There is a lot of money sitting on the sidelines waiting for an opportunity to capitalize on these moves.

We wont know if this was a true bear market until its over.

Luckily we dont need to. All we really need to do is assess the current direction or move, and get in and out with a profit. Following the longer term trend and seeking market bottoms is really for investors and longer term traders.

When I look for trading oportunities I do look for trend, because it makes the trading easier. But what I really look for is range, because thats what makes the trading easily profitable. A good trend adds reliability and predictability, but the average range tells us our average profit potential.

True range is simply, Max H - Min L. This can be written as a formula, but that requires multiple formulas for different time frames, and if you wish an average you will need multiple samplings over a larger time period. I have these formulas written and check them all the time to assess trading potential. This works well if you have chosen time frames and wish to assess potential.

Anouther way is to use a True Range Indicator, same formula plotted as an indicator, or use the one that comes with many charting packages.

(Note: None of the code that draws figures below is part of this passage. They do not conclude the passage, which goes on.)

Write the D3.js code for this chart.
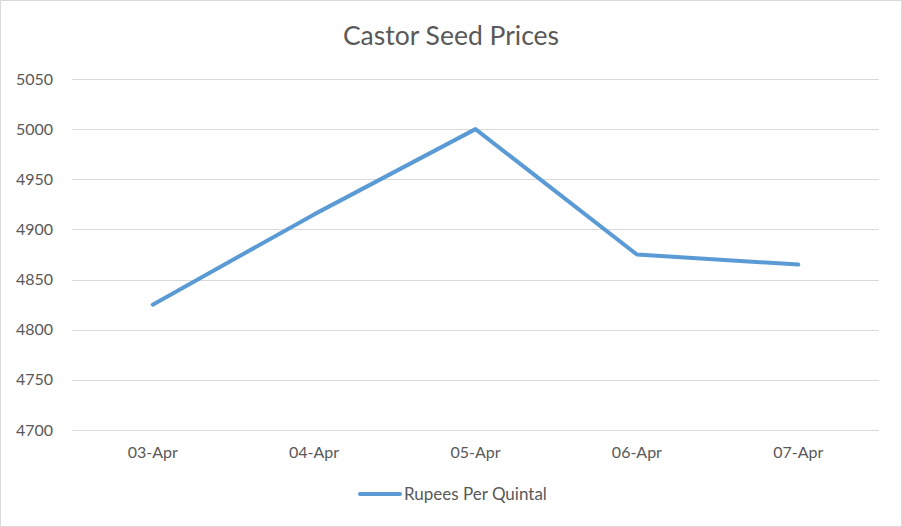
<!DOCTYPE html>
<html>
<head>
<meta charset="utf-8">
<script src="https://cdn.jsdelivr.net/npm/d3@7"></script>
<style>
  body { margin: 0; background: #fff; }
  text { font-family: Lato, "Open Sans", sans-serif; fill: #595959; }
</style>
</head>
<body>
<div id="chart"></div>
<script>
var dates = ["03-Apr", "04-Apr", "05-Apr", "06-Apr", "07-Apr"];
var prices = [4825, 4915, 5000, 4875, 4865];
var yTicks = [4700, 4750, 4800, 4850, 4900, 4950, 5000, 5050];
var seriesName = "Rupees Per Quintal";
var title = "Castor Seed Prices";

var width = 902, height = 527;
var plotLeft = 72, plotRight = 879, plotTop = 79, plotBottom = 430;

var svg = d3.select("#chart").append("svg")
  .attr("width", width).attr("height", height);

svg.append("rect")
  .attr("x", 0.5).attr("y", 0.5)
  .attr("width", width - 1).attr("height", height - 1)
  .attr("fill", "#fff").attr("stroke", "#d9d9d9");

var x = d3.scaleBand().domain(dates).range([plotLeft, plotRight]);
var y = d3.scaleLinear().domain([4700, 5050]).range([plotBottom, plotTop]);

// gridlines
svg.append("g").selectAll("line")
  .data(yTicks)
  .join("line")
  .attr("x1", plotLeft).attr("x2", plotRight)
  .attr("y1", function (d) { return Math.round(y(d)) + 0.5; })
  .attr("y2", function (d) { return Math.round(y(d)) + 0.5; })
  .attr("stroke", "#d9d9d9").attr("stroke-width", 1);

// y labels
var yAxis = svg.append("g")
  .attr("transform", "translate(" + (plotLeft - 19) + ",0)")
  .call(d3.axisLeft(y).tickValues(yTicks).tickFormat(d3.format("d")).tickSize(0).tickPadding(0));
yAxis.select(".domain").remove();
yAxis.selectAll("text").style("font-size", "16px").attr("fill", "#595959");

// x labels
var xAxis = svg.append("g")
  .attr("transform", "translate(0," + plotBottom + ")")
  .call(d3.axisBottom(x).tickSize(0).tickPadding(17));
xAxis.select(".domain").remove();
xAxis.selectAll("text").style("font-size", "16px").attr("fill", "#595959");

// line
var line = d3.line()
  .x(function (d, i) { return x(dates[i]) + x.bandwidth() / 2; })
  .y(function (d) { return y(d); });

svg.append("path")
  .datum(prices)
  .attr("d", line)
  .attr("fill", "none")
  .attr("stroke", "#5b9bd5")
  .attr("stroke-width", 4)
  .attr("stroke-linejoin", "round")
  .attr("stroke-linecap", "round");

// title
svg.append("text")
  .attr("x", 451).attr("y", 45)
  .attr("text-anchor", "middle")
  .style("font-size", "26.5px")
  .text(title);

// legend
var lg = svg.append("g");
lg.append("line")
  .attr("x1", 360).attr("x2", 400)
  .attr("y1", 494).attr("y2", 494)
  .attr("stroke", "#5b9bd5").attr("stroke-width", 4)
  .attr("stroke-linecap", "round");
lg.append("text")
  .attr("x", 404).attr("y", 500)
  .style("font-size", "17px")
  .text(seriesName);
</script>
</body>
</html>
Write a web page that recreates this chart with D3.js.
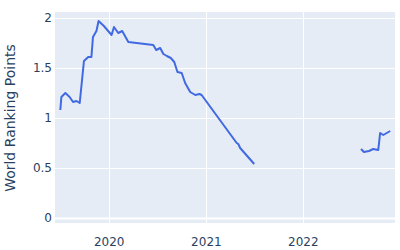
<!DOCTYPE html>
<html>
<head>
<meta charset="utf-8">
<script src="https://cdn.jsdelivr.net/npm/d3@7"></script>
<style>
  body { margin: 0; background: #fff; }
  svg { display: block; font-family: "DejaVu Sans", Verdana, sans-serif; }
</style>
</head>
<body>
<div id="chart"></div>
<script>
// --------------- Data ---------------
const dates = [
  "2019-07-03", "2019-07-07", "2019-07-22", "2019-08-07", "2019-08-20",
  "2019-09-02", "2019-09-14", "2019-09-30", "2019-10-16", "2019-10-28",
  "2019-11-03", "2019-11-16", "2019-11-24", "2019-12-14", "2020-01-12",
  "2020-01-21", "2020-02-06", "2020-02-21", "2020-03-15", "2020-06-17",
  "2020-06-28", "2020-07-13", "2020-07-25", "2020-08-07", "2020-08-22",
  "2020-09-04", "2020-09-16", "2020-10-02", "2020-10-15", "2020-11-03",
  "2020-11-22", "2020-12-08", "2020-12-16", "2021-04-27", "2021-05-03",
  "2021-05-10", "2021-07-02",
  // gap
  "2021-07-09",
  "2022-08-08", "2022-08-19", "2022-09-07", "2022-09-23", "2022-10-12",
  "2022-10-19", "2022-10-31", "2022-11-13", "2022-11-26"
];
const points = [
  1.08, 1.21, 1.25, 1.21, 1.16,
  1.17, 1.15, 1.57, 1.61, 1.61,
  1.81, 1.87, 1.97, 1.92, 1.83,
  1.91, 1.85, 1.87, 1.76, 1.73,
  1.68, 1.70, 1.64, 1.62, 1.60,
  1.56, 1.46, 1.45, 1.35, 1.26,
  1.23, 1.24, 1.23, 0.75, 0.74,
  0.70, 0.54,
  null,
  0.69, 0.66, 0.67, 0.69, 0.68,
  0.85, 0.83, 0.85, 0.87
];
const yTicks = [0, 0.5, 1, 1.5, 2];
const xTickYears = [2020, 2021, 2022];

// --------------- Constants ---------------
const WIDTH = 400;
const HEIGHT = 250;
const margin = { top: 12, right: 5, bottom: 27, left: 55 };
const BG = "#e5ecf6";
const LINE_COLOR = "#4169e1";
const TEXT_COLOR = "#2a3f5f";

const data = dates.map((d, i) => ({ date: new Date(d), value: points[i] }));

const svg = d3.select("#chart").append("svg")
  .attr("width", WIDTH)
  .attr("height", HEIGHT);

const x = d3.scaleTime()
  .domain([new Date("2019-06-13"), new Date("2022-12-14")])
  .range([margin.left, WIDTH - margin.right]);

const y = d3.scaleLinear()
  .domain([-0.05, 2.06])
  .range([HEIGHT - margin.bottom, margin.top]);

// plot background
svg.append("rect")
  .attr("x", margin.left)
  .attr("y", margin.top)
  .attr("width", WIDTH - margin.left - margin.right)
  .attr("height", HEIGHT - margin.top - margin.bottom)
  .attr("fill", BG);

// gridlines
const xTicks = xTickYears.map((yr) => new Date(yr, 0, 1));
svg.append("g")
  .selectAll("line")
  .data(xTicks)
  .join("line")
  .attr("x1", (d) => Math.round(x(d)) + 0.5)
  .attr("x2", (d) => Math.round(x(d)) + 0.5)
  .attr("y1", margin.top)
  .attr("y2", HEIGHT - margin.bottom)
  .attr("stroke", "#fff")
  .attr("stroke-width", 1);

svg.append("g")
  .selectAll("line")
  .data(yTicks)
  .join("line")
  .attr("x1", margin.left)
  .attr("x2", WIDTH - margin.right)
  .attr("y1", (d) => Math.round(y(d)) + 0.5)
  .attr("y2", (d) => Math.round(y(d)) + 0.5)
  .attr("stroke", "#fff")
  .attr("stroke-width", (d) => (d === 0 ? 2 : 1));

// axes
const xAxis = svg.append("g")
  .attr("transform", `translate(0,${HEIGHT - margin.bottom})`)
  .call(d3.axisBottom(x).tickValues(xTicks).tickFormat(d3.timeFormat("%Y")).tickSize(0).tickPadding(14));
xAxis.select(".domain").remove();
xAxis.selectAll("text").attr("fill", TEXT_COLOR).attr("font-size", 12)
  .attr("font-family", "DejaVu Sans, sans-serif");

const yAxis = svg.append("g")
  .attr("transform", `translate(${margin.left},0)`)
  .call(d3.axisLeft(y).tickValues(yTicks).tickFormat(d3.format("~g")).tickSize(0).tickPadding(3));
yAxis.select(".domain").remove();
yAxis.selectAll("text").attr("fill", TEXT_COLOR).attr("font-size", 12)
  .attr("font-family", "DejaVu Sans, sans-serif");

// y title
svg.append("text")
  .attr("transform", `translate(15,${y(1)}) rotate(-90)`)
  .attr("text-anchor", "middle")
  .attr("fill", TEXT_COLOR)
  .attr("font-size", 14)
  .text("World Ranking Points");

// line
const line = d3.line()
  .defined((d) => d.value !== null)
  .x((d) => x(d.date))
  .y((d) => y(d.value));

svg.append("path")
  .datum(data)
  .attr("d", line)
  .attr("fill", "none")
  .attr("stroke", LINE_COLOR)
  .attr("stroke-width", 2)
  .attr("stroke-linejoin", "round");
</script>
</body>
</html>
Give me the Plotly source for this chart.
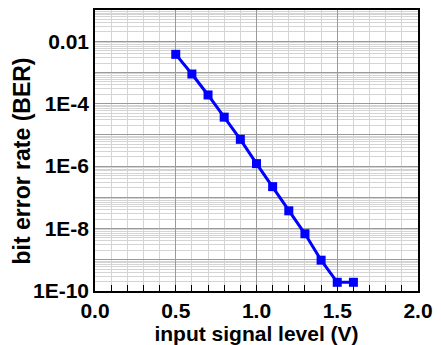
import plotly.graph_objects as go

# Data
input_level_v = [0.5, 0.6, 0.7, 0.8, 0.9, 1.0, 1.1, 1.2, 1.3, 1.4, 1.5, 1.6]
ber = [3.8e-3, 8.9e-4, 1.9e-4, 3.7e-5, 7.2e-6, 1.2e-6, 2.2e-7, 3.7e-8, 6.8e-9, 9.7e-10, 1.9e-10, 1.9e-10]

y_tickvals = [1e-10, 1e-9, 1e-8, 1e-7, 1e-6, 1e-5, 1e-4, 1e-3, 1e-2, 1e-1]
y_ticktext = ["1E-10", "", "1E-8", "", "1E-6", "", "1E-4", "", "0.01", ""]
x_tickvals = [0.0, 0.5, 1.0, 1.5, 2.0]
x_ticktext = ["0.0", "0.5", "1.0", "1.5", "2.0"]
x_title = "input signal level (V)"
y_title = "bit error rate (BER)"

FONT = "Liberation Sans"


def bold(s):
    return f"<b>{s}</b>" if s else ""


fig = go.Figure()
fig.add_trace(go.Scatter(
    x=input_level_v, y=ber, mode="lines+markers",
    line=dict(color="#0000FF", width=3),
    marker=dict(symbol="square", size=9, color="#0000FF"),
    showlegend=False,
))

fig.update_layout(
    width=441, height=345,
    margin=dict(l=95, r=16, t=8, b=54),
    paper_bgcolor="white", plot_bgcolor="white",
    font=dict(family=FONT, color="black"),
)

fig.update_xaxes(
    range=[0, 2.0],
    tickvals=x_tickvals, ticktext=[bold(t) for t in x_ticktext],
    ticks="inside", ticklen=6, tickcolor="black", tickwidth=1,
    showgrid=True, gridcolor="#9a9a9a", gridwidth=1,
    minor=dict(dtick=0.1, ticks="inside", ticklen=6, tickcolor="black",
               showgrid=True, gridcolor="#d4d4d4", gridwidth=1),
    showline=True, linecolor="black", linewidth=1.5, mirror=True,
    zeroline=False,
    tickfont=dict(family=FONT, size=21, color="black"),
    title=dict(text=bold(x_title), standoff=0,
               font=dict(family=FONT, size=21, color="black")),
)

fig.update_yaxes(
    type="log", range=[-10, -1],
    tickvals=y_tickvals, ticktext=[bold(t) for t in y_ticktext],
    ticks="", showgrid=True, gridcolor="#9a9a9a", gridwidth=1,
    minor=dict(dtick="D1", showgrid=True, gridcolor="#d4d4d4", gridwidth=1),
    showline=True, linecolor="black", linewidth=1.5, mirror=True,
    zeroline=False,
    tickfont=dict(family=FONT, size=21, color="black"),
)

fig.add_annotation(
    text=bold(y_title), textangle=-90, showarrow=False,
    xref="paper", yref="paper", x=(20 - 95) / 330, y=(291 - 160) / 283,
    xanchor="center", yanchor="middle",
    font=dict(family=FONT, size=23, color="black"),
)

fig.write_html("out.html")
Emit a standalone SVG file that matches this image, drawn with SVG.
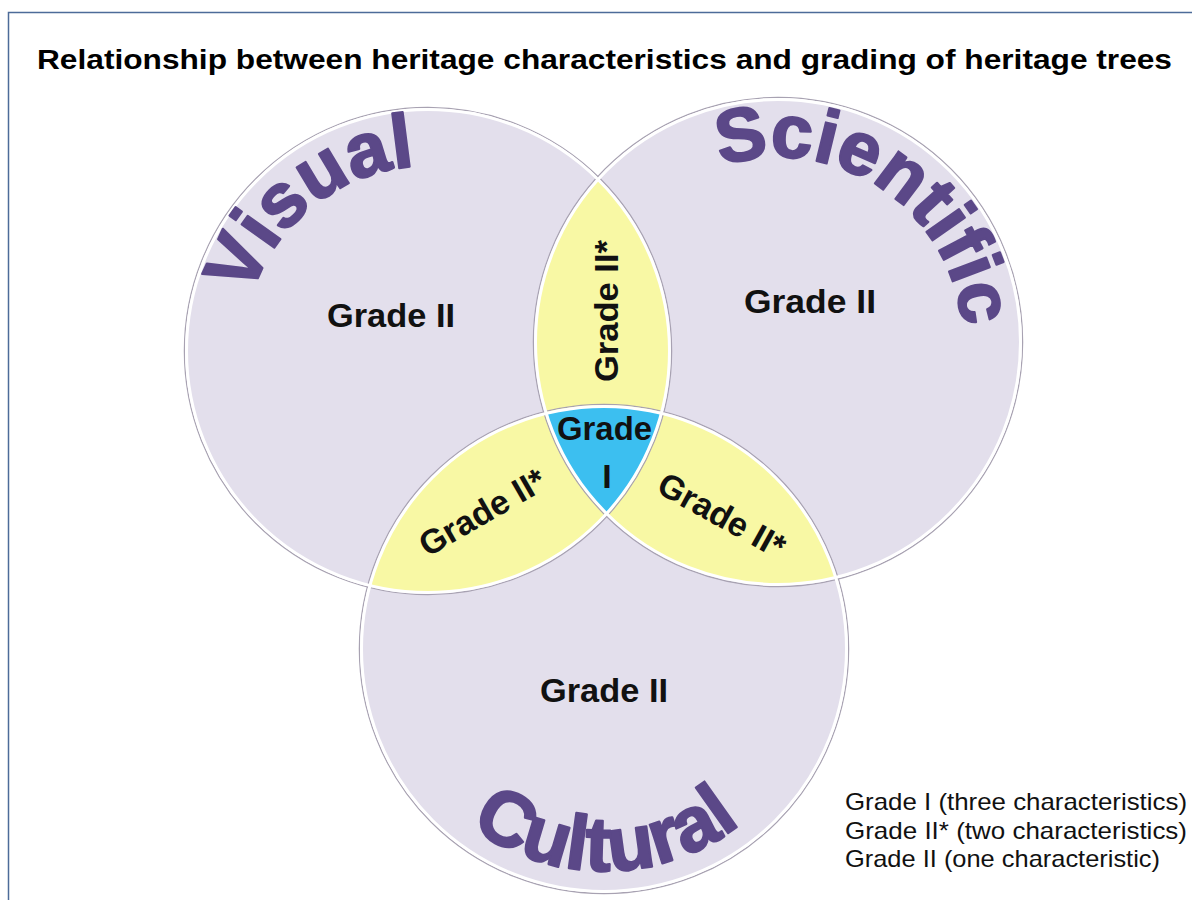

I like this because you can change the time frame by changing the bar count and visually see the range and determine what the average is and where you are in respect to that average.

The ranges that I find most useful are, 5 day, 10 day, 20 day, and/or 15 min, 1 hour, 4 hour, depending on what your looking for, also daily, weekly, monthly can be useful.

Sorry for running on in your space. Just a little something that I use often that I thought might be of interest.

evi @ 7:19 pm

I thought market still in downtrend, with March 24 & February 26 hit the resistant line.

April 1, 2008

RichE @ 11:10 am

How’s this for trend?

Based on a pre-defined weighted trend formula for chart analysis, KEX scored +100 on a scale from -100 (strong downtrend) to +100 (strong uptrend):

+10 Last Hour Close Above 5 Hour Moving Average
+15 New 3 Day High on Monday
+20 Last Price Above 20 Day Moving Average
+25 New 3 Week High, Week Ending March 29th
+30 New 3 Month High in March

+100 Total Score

RichE @ 11:13 am

Oops forgot the credits, the trend formula is from Market Club, INO.COM Trend Analysis.